**Task objective:**
Quote the whole listing exactly. Leave the pictures out of your copy.
+ + +
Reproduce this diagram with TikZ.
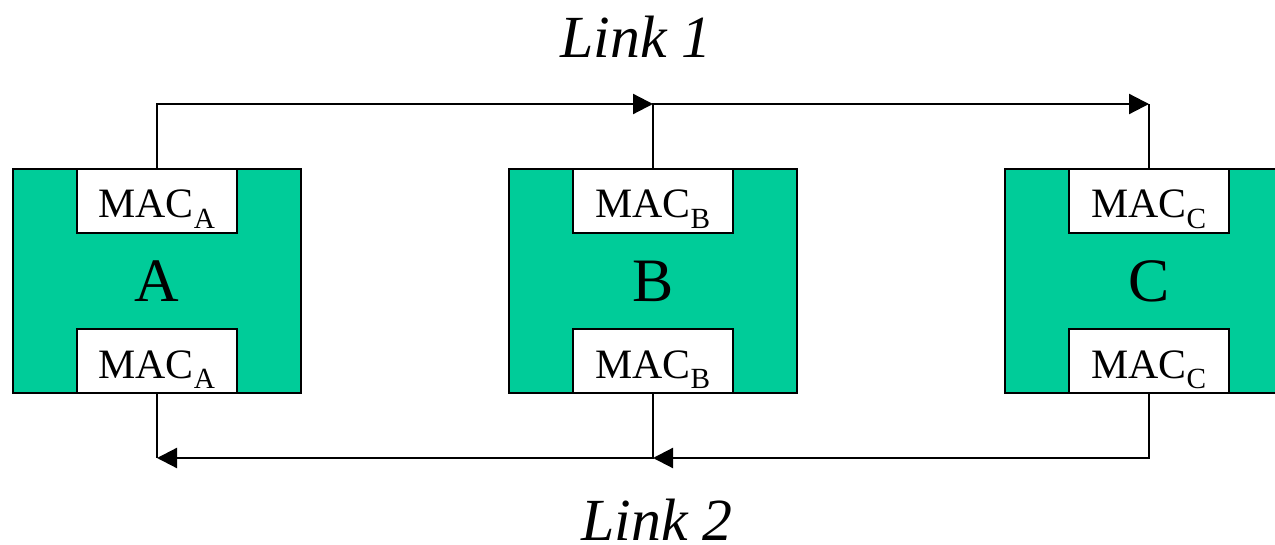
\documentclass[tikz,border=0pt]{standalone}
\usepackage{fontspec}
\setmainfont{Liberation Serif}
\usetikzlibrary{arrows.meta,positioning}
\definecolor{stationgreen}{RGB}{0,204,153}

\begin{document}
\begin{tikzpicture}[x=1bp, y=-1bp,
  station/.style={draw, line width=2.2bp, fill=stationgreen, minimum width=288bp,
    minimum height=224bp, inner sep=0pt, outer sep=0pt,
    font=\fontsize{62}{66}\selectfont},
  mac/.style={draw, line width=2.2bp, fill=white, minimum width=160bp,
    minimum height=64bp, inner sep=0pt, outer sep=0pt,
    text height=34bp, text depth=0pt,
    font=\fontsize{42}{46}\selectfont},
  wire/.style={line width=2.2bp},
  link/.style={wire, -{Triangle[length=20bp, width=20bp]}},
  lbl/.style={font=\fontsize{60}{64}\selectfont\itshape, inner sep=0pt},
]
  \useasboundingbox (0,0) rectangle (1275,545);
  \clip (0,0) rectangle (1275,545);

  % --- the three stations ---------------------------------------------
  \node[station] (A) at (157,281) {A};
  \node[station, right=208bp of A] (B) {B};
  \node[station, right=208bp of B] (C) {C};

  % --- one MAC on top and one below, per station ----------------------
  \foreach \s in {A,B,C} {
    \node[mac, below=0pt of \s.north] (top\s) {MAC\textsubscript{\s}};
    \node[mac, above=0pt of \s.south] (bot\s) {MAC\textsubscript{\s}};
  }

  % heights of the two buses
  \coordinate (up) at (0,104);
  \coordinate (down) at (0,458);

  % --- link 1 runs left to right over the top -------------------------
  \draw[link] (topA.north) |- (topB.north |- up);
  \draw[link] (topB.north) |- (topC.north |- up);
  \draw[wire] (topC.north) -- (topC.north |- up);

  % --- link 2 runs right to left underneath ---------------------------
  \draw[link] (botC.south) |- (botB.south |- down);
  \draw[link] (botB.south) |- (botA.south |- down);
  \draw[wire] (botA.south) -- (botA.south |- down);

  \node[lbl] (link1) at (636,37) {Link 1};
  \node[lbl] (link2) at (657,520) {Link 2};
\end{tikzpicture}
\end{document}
+ + +
**Problem solution:**
Reproduce this diagram with TikZ.
\documentclass[tikz,border=0pt]{standalone}
\usepackage{fontspec}
\setmainfont{Liberation Serif}
\usetikzlibrary{arrows.meta,positioning}
\definecolor{stationgreen}{RGB}{0,204,153}

\begin{document}
\begin{tikzpicture}[x=1bp, y=-1bp,
  station/.style={draw, line width=2.2bp, fill=stationgreen, minimum width=288bp,
    minimum height=224bp, inner sep=0pt, outer sep=0pt,
    font=\fontsize{62}{66}\selectfont},
  mac/.style={draw, line width=2.2bp, fill=white, minimum width=160bp,
    minimum height=64bp, inner sep=0pt, outer sep=0pt,
    text height=34bp, text depth=0pt,
    font=\fontsize{42}{46}\selectfont},
  wire/.style={line width=2.2bp},
  link/.style={wire, -{Triangle[length=20bp, width=20bp]}},
  lbl/.style={font=\fontsize{60}{64}\selectfont\itshape, inner sep=0pt},
]
  \useasboundingbox (0,0) rectangle (1275,545);
  \clip (0,0) rectangle (1275,545);

  % --- the three stations ---------------------------------------------
  \node[station] (A) at (157,281) {A};
  \node[station, right=208bp of A] (B) {B};
  \node[station, right=208bp of B] (C) {C};

  % --- one MAC on top and one below, per station ----------------------
  \foreach \s in {A,B,C} {
    \node[mac, below=0pt of \s.north] (top\s) {MAC\textsubscript{\s}};
    \node[mac, above=0pt of \s.south] (bot\s) {MAC\textsubscript{\s}};
  }

  % heights of the two buses
  \coordinate (up) at (0,104);
  \coordinate (down) at (0,458);

  % --- link 1 runs left to right over the top -------------------------
  \draw[link] (topA.north) |- (topB.north |- up);
  \draw[link] (topB.north) |- (topC.north |- up);
  \draw[wire] (topC.north) -- (topC.north |- up);

  % --- link 2 runs right to left underneath ---------------------------
  \draw[link] (botC.south) |- (botB.south |- down);
  \draw[link] (botB.south) |- (botA.south |- down);
  \draw[wire] (botA.south) -- (botA.south |- down);

  \node[lbl] (link1) at (636,37) {Link 1};
  \node[lbl] (link2) at (657,520) {Link 2};
\end{tikzpicture}
\end{document}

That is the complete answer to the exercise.